** begin **

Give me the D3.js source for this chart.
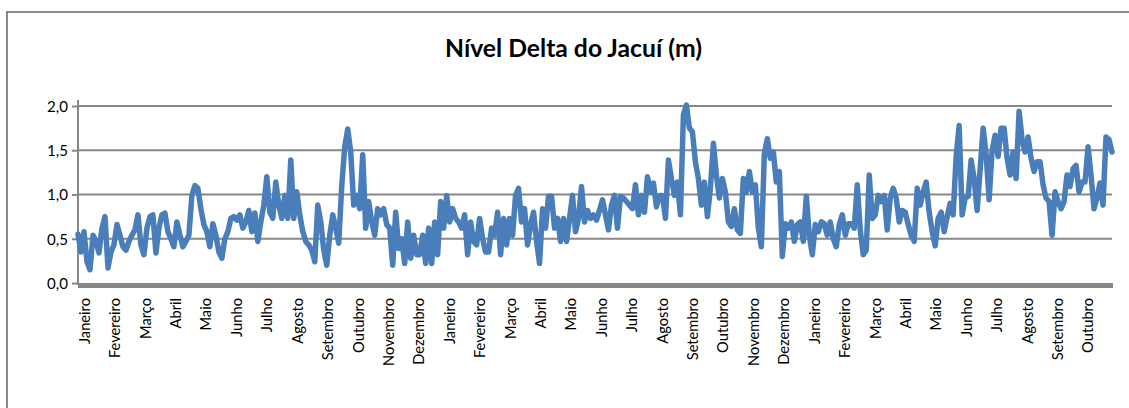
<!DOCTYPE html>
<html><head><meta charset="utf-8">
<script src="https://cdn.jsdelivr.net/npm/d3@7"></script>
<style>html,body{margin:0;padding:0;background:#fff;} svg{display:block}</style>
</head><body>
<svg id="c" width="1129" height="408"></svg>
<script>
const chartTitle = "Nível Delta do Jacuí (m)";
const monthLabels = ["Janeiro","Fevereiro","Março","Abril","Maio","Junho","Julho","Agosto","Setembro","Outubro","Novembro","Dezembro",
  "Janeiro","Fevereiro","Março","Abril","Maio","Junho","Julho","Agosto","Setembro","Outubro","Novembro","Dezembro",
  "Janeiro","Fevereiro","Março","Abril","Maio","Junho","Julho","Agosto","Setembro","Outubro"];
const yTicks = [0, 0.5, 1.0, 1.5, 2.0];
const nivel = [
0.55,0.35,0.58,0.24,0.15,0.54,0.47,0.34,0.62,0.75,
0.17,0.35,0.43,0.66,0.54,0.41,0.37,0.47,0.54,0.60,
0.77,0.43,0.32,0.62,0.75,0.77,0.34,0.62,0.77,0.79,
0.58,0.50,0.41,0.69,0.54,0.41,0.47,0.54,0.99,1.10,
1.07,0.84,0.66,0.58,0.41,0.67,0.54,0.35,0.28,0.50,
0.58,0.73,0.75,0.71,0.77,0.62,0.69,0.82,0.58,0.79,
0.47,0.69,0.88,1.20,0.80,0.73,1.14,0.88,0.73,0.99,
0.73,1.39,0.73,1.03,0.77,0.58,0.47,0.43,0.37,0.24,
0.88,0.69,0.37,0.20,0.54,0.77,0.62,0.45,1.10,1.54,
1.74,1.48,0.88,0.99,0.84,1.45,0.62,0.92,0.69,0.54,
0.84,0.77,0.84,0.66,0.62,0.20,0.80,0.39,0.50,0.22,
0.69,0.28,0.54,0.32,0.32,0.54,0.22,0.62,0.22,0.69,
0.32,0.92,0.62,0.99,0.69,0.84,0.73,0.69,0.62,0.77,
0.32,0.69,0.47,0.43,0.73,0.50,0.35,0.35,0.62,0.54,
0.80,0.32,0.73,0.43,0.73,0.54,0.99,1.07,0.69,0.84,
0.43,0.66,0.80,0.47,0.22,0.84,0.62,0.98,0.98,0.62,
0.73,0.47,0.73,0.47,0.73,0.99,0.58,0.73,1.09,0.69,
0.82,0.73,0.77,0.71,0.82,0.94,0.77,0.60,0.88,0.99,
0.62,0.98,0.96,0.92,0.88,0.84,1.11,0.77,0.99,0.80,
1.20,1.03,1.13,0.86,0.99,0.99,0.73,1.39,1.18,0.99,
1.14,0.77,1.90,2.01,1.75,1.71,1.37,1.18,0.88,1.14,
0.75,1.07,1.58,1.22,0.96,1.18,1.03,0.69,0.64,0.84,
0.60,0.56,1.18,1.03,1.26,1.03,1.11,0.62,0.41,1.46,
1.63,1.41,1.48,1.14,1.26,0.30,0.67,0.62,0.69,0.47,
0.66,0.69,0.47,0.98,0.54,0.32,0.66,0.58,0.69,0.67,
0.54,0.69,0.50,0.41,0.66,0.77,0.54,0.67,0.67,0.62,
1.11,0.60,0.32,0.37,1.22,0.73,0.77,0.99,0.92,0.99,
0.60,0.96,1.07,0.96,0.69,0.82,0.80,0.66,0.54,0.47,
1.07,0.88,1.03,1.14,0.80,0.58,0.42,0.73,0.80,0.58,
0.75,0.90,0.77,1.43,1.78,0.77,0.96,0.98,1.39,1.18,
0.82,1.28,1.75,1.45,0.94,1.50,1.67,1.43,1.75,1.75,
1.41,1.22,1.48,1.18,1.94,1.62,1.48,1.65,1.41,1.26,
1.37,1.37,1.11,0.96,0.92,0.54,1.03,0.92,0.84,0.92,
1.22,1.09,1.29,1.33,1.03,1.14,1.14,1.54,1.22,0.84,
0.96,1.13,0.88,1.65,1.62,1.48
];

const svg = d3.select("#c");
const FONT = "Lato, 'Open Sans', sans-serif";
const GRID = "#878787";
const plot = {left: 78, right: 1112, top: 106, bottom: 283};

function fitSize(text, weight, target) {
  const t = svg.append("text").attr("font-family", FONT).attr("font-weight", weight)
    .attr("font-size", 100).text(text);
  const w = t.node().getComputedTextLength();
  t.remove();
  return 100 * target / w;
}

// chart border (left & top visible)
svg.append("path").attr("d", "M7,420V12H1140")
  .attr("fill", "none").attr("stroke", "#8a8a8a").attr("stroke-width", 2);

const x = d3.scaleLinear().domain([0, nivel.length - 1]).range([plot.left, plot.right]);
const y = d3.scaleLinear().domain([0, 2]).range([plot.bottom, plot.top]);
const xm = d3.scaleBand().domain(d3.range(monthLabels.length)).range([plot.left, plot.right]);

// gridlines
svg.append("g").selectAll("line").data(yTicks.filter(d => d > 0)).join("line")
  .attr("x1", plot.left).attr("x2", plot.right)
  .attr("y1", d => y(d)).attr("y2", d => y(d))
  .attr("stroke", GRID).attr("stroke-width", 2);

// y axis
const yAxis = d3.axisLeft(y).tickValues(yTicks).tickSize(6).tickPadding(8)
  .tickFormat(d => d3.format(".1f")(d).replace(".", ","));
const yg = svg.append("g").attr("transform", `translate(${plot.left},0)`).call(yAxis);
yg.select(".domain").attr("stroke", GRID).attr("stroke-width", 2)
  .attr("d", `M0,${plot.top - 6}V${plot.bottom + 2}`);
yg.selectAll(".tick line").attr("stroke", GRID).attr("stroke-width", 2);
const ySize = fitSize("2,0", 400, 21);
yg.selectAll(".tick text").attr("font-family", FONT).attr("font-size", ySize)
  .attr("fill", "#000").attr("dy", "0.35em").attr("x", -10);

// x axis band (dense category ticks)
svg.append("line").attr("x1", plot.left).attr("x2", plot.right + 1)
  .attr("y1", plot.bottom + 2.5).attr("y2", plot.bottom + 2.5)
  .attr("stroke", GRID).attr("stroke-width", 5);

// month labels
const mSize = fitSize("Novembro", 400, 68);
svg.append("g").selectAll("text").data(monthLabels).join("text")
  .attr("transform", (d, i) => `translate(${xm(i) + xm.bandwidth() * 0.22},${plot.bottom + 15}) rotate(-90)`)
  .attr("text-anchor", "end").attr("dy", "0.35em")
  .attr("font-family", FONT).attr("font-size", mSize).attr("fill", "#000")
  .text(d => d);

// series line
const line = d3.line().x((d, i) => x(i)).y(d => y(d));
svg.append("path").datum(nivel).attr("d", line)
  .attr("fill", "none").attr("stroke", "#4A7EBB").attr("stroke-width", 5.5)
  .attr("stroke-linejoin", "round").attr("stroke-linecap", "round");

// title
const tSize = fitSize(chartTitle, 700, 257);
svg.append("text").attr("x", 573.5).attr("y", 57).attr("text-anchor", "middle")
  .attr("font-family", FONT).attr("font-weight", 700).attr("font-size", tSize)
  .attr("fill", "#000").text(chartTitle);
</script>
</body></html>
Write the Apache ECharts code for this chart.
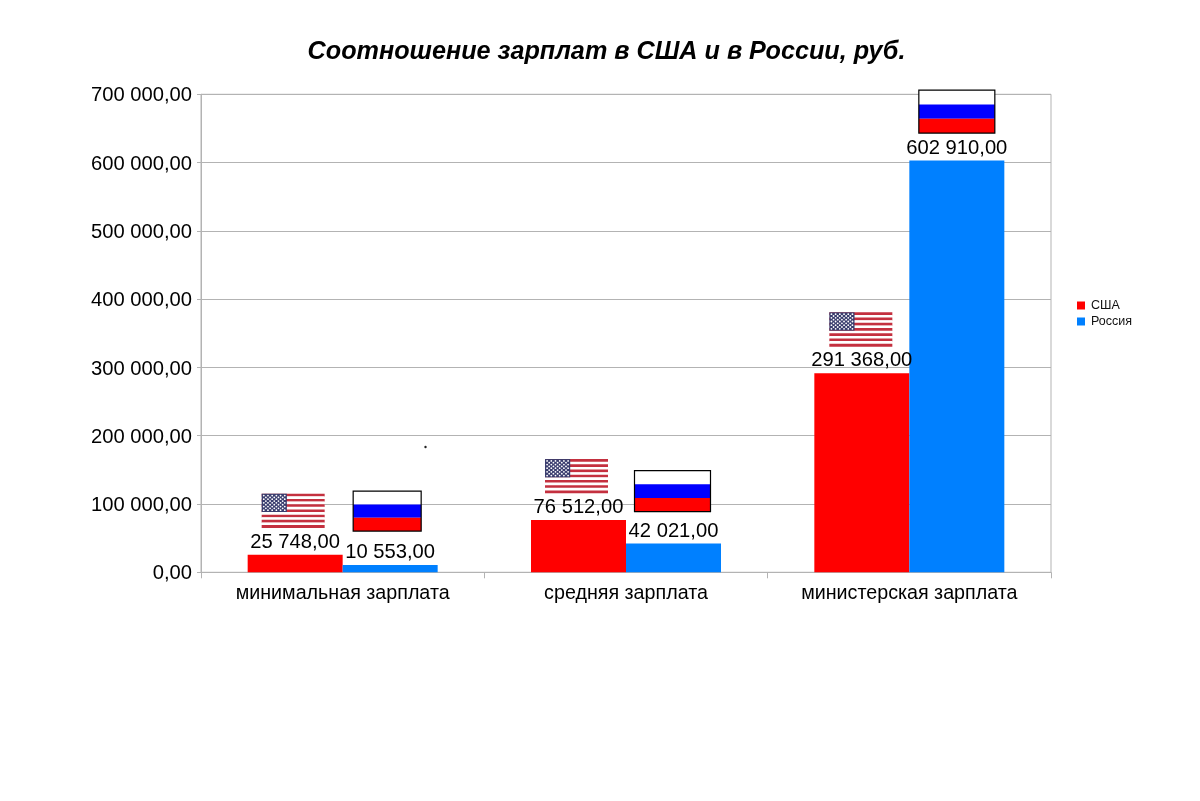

** end **

**EXERCISE:**
Copy each line in full and exactly, omitting any picture.

**ANSWER TO THIS PROBLEM:**
Give me the D3.js source for this chart.
<!DOCTYPE html>
<html><head><meta charset="utf-8">
<script src="https://cdn.jsdelivr.net/npm/d3@7"></script>
<style>html,body{margin:0;padding:0;background:#fff;} svg{display:block}</style>
</head><body>
<svg id="c" width="1129" height="408"></svg>
<script>
const chartTitle = "Nível Delta do Jacuí (m)";
const monthLabels = ["Janeiro","Fevereiro","Março","Abril","Maio","Junho","Julho","Agosto","Setembro","Outubro","Novembro","Dezembro",
  "Janeiro","Fevereiro","Março","Abril","Maio","Junho","Julho","Agosto","Setembro","Outubro","Novembro","Dezembro",
  "Janeiro","Fevereiro","Março","Abril","Maio","Junho","Julho","Agosto","Setembro","Outubro"];
const yTicks = [0, 0.5, 1.0, 1.5, 2.0];
const nivel = [
0.55,0.35,0.58,0.24,0.15,0.54,0.47,0.34,0.62,0.75,
0.17,0.35,0.43,0.66,0.54,0.41,0.37,0.47,0.54,0.60,
0.77,0.43,0.32,0.62,0.75,0.77,0.34,0.62,0.77,0.79,
0.58,0.50,0.41,0.69,0.54,0.41,0.47,0.54,0.99,1.10,
1.07,0.84,0.66,0.58,0.41,0.67,0.54,0.35,0.28,0.50,
0.58,0.73,0.75,0.71,0.77,0.62,0.69,0.82,0.58,0.79,
0.47,0.69,0.88,1.20,0.80,0.73,1.14,0.88,0.73,0.99,
0.73,1.39,0.73,1.03,0.77,0.58,0.47,0.43,0.37,0.24,
0.88,0.69,0.37,0.20,0.54,0.77,0.62,0.45,1.10,1.54,
1.74,1.48,0.88,0.99,0.84,1.45,0.62,0.92,0.69,0.54,
0.84,0.77,0.84,0.66,0.62,0.20,0.80,0.39,0.50,0.22,
0.69,0.28,0.54,0.32,0.32,0.54,0.22,0.62,0.22,0.69,
0.32,0.92,0.62,0.99,0.69,0.84,0.73,0.69,0.62,0.77,
0.32,0.69,0.47,0.43,0.73,0.50,0.35,0.35,0.62,0.54,
0.80,0.32,0.73,0.43,0.73,0.54,0.99,1.07,0.69,0.84,
0.43,0.66,0.80,0.47,0.22,0.84,0.62,0.98,0.98,0.62,
0.73,0.47,0.73,0.47,0.73,0.99,0.58,0.73,1.09,0.69,
0.82,0.73,0.77,0.71,0.82,0.94,0.77,0.60,0.88,0.99,
0.62,0.98,0.96,0.92,0.88,0.84,1.11,0.77,0.99,0.80,
1.20,1.03,1.13,0.86,0.99,0.99,0.73,1.39,1.18,0.99,
1.14,0.77,1.90,2.01,1.75,1.71,1.37,1.18,0.88,1.14,
0.75,1.07,1.58,1.22,0.96,1.18,1.03,0.69,0.64,0.84,
0.60,0.56,1.18,1.03,1.26,1.03,1.11,0.62,0.41,1.46,
1.63,1.41,1.48,1.14,1.26,0.30,0.67,0.62,0.69,0.47,
0.66,0.69,0.47,0.98,0.54,0.32,0.66,0.58,0.69,0.67,
0.54,0.69,0.50,0.41,0.66,0.77,0.54,0.67,0.67,0.62,
1.11,0.60,0.32,0.37,1.22,0.73,0.77,0.99,0.92,0.99,
0.60,0.96,1.07,0.96,0.69,0.82,0.80,0.66,0.54,0.47,
1.07,0.88,1.03,1.14,0.80,0.58,0.42,0.73,0.80,0.58,
0.75,0.90,0.77,1.43,1.78,0.77,0.96,0.98,1.39,1.18,
0.82,1.28,1.75,1.45,0.94,1.50,1.67,1.43,1.75,1.75,
1.41,1.22,1.48,1.18,1.94,1.62,1.48,1.65,1.41,1.26,
1.37,1.37,1.11,0.96,0.92,0.54,1.03,0.92,0.84,0.92,
1.22,1.09,1.29,1.33,1.03,1.14,1.14,1.54,1.22,0.84,
0.96,1.13,0.88,1.65,1.62,1.48
];

const svg = d3.select("#c");
const FONT = "Lato, 'Open Sans', sans-serif";
const GRID = "#878787";
const plot = {left: 78, right: 1112, top: 106, bottom: 283};

function fitSize(text, weight, target) {
  const t = svg.append("text").attr("font-family", FONT).attr("font-weight", weight)
    .attr("font-size", 100).text(text);
  const w = t.node().getComputedTextLength();
  t.remove();
  return 100 * target / w;
}

// chart border (left & top visible)
svg.append("path").attr("d", "M7,420V12H1140")
  .attr("fill", "none").attr("stroke", "#8a8a8a").attr("stroke-width", 2);

const x = d3.scaleLinear().domain([0, nivel.length - 1]).range([plot.left, plot.right]);
const y = d3.scaleLinear().domain([0, 2]).range([plot.bottom, plot.top]);
const xm = d3.scaleBand().domain(d3.range(monthLabels.length)).range([plot.left, plot.right]);

// gridlines
svg.append("g").selectAll("line").data(yTicks.filter(d => d > 0)).join("line")
  .attr("x1", plot.left).attr("x2", plot.right)
  .attr("y1", d => y(d)).attr("y2", d => y(d))
  .attr("stroke", GRID).attr("stroke-width", 2);

// y axis
const yAxis = d3.axisLeft(y).tickValues(yTicks).tickSize(6).tickPadding(8)
  .tickFormat(d => d3.format(".1f")(d).replace(".", ","));
const yg = svg.append("g").attr("transform", `translate(${plot.left},0)`).call(yAxis);
yg.select(".domain").attr("stroke", GRID).attr("stroke-width", 2)
  .attr("d", `M0,${plot.top - 6}V${plot.bottom + 2}`);
yg.selectAll(".tick line").attr("stroke", GRID).attr("stroke-width", 2);
const ySize = fitSize("2,0", 400, 21);
yg.selectAll(".tick text").attr("font-family", FONT).attr("font-size", ySize)
  .attr("fill", "#000").attr("dy", "0.35em").attr("x", -10);

// x axis band (dense category ticks)
svg.append("line").attr("x1", plot.left).attr("x2", plot.right + 1)
  .attr("y1", plot.bottom + 2.5).attr("y2", plot.bottom + 2.5)
  .attr("stroke", GRID).attr("stroke-width", 5);

// month labels
const mSize = fitSize("Novembro", 400, 68);
svg.append("g").selectAll("text").data(monthLabels).join("text")
  .attr("transform", (d, i) => `translate(${xm(i) + xm.bandwidth() * 0.22},${plot.bottom + 15}) rotate(-90)`)
  .attr("text-anchor", "end").attr("dy", "0.35em")
  .attr("font-family", FONT).attr("font-size", mSize).attr("fill", "#000")
  .text(d => d);

// series line
const line = d3.line().x((d, i) => x(i)).y(d => y(d));
svg.append("path").datum(nivel).attr("d", line)
  .attr("fill", "none").attr("stroke", "#4A7EBB").attr("stroke-width", 5.5)
  .attr("stroke-linejoin", "round").attr("stroke-linecap", "round");

// title
const tSize = fitSize(chartTitle, 700, 257);
svg.append("text").attr("x", 573.5).attr("y", 57).attr("text-anchor", "middle")
  .attr("font-family", FONT).attr("font-weight", 700).attr("font-size", tSize)
  .attr("fill", "#000").text(chartTitle);
</script>
</body></html>
Write the Apache ECharts code for this chart.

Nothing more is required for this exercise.